Was bewegt die USA, auf den Iran zuzugehen? Inwieweit ist dieses Interesse von der Person Obama oder der Demokratischen Partei abhängig?
Irans Außenminister Mohmmad Javad Sarif und sein britischer Amtskollege William Hague - Foto: www.yjc.ir
Irans Außenminister Mohmmad Javad Sarif und sein britischer Amtskollege William Hague – Foto: www.yjc.ir

Herr Obama unterscheidet sich sehr von George W. Bush Junior. Während eines Zeitabschnitts wurde die Welt von radikalen Regierungen beeinflusst. Bush Junior in den USA, Netanjahu in Israel, Sarkozy in Frankreich und Ahmadinedschad im Iran waren sich sehr ähnlich. In Wirklichkeit bestärkten sie einander, obwohl sie einander nicht zugeneigt waren. Bis auf Netanjahu wurden die anderen durch bessere Politiker ersetzt. Im Gegensatz zu Bush ist Obama weise. Und die Demokratische Partei in den USA ist intellektueller als die Republikaner. Schon nach seinem Amtsantritt sandte Barack Obama eine Nachricht an den Iran, aber der damalige Präsident Ahmadinedschad hatte keine Antworten für diese Annäherung. So hat die Weltgemeinschaft erkannt: Solange Ahmadinedschad an der Regierungsspitze steht, wird der Ausbau der Beziehungen mit dem Iran nicht möglich sein.
Wie stehen wichtige Länder wie Russland, China und die EU zu einer engen Beziehung zwischen dem Iran und den USA?
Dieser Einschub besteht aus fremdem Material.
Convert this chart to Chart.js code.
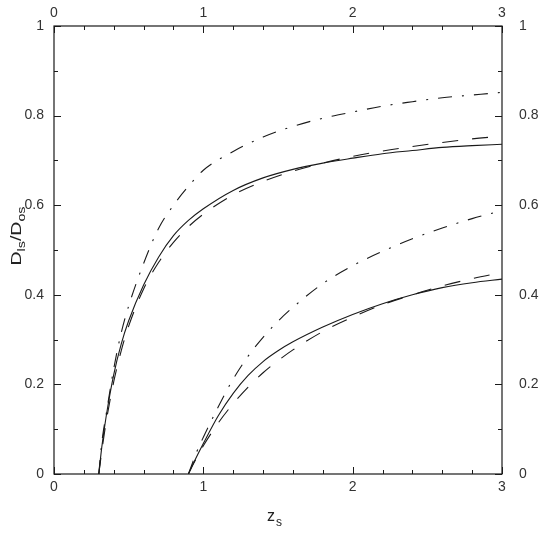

Diese Länder konkurrieren miteinander. Daher freuen sie sich nicht, wenn ihre Konkurrenten guten Zugang zum iranischen Markt finden. Auch wenn China, Russland, die EU und die USA nicht ideologisch oder politisch miteinander konkurrieren, sind sie auf dem Gebiet der Ökonomie Konkurrenten. Sie, aber auch Israel und einige arabische Länder, die sich als Rivalen des Iran verstehen, mögen es nicht, dass der Iran mit den USA und dem Westen gute Beziehungen pflegt. Denn das würde die Position des Iran stärken.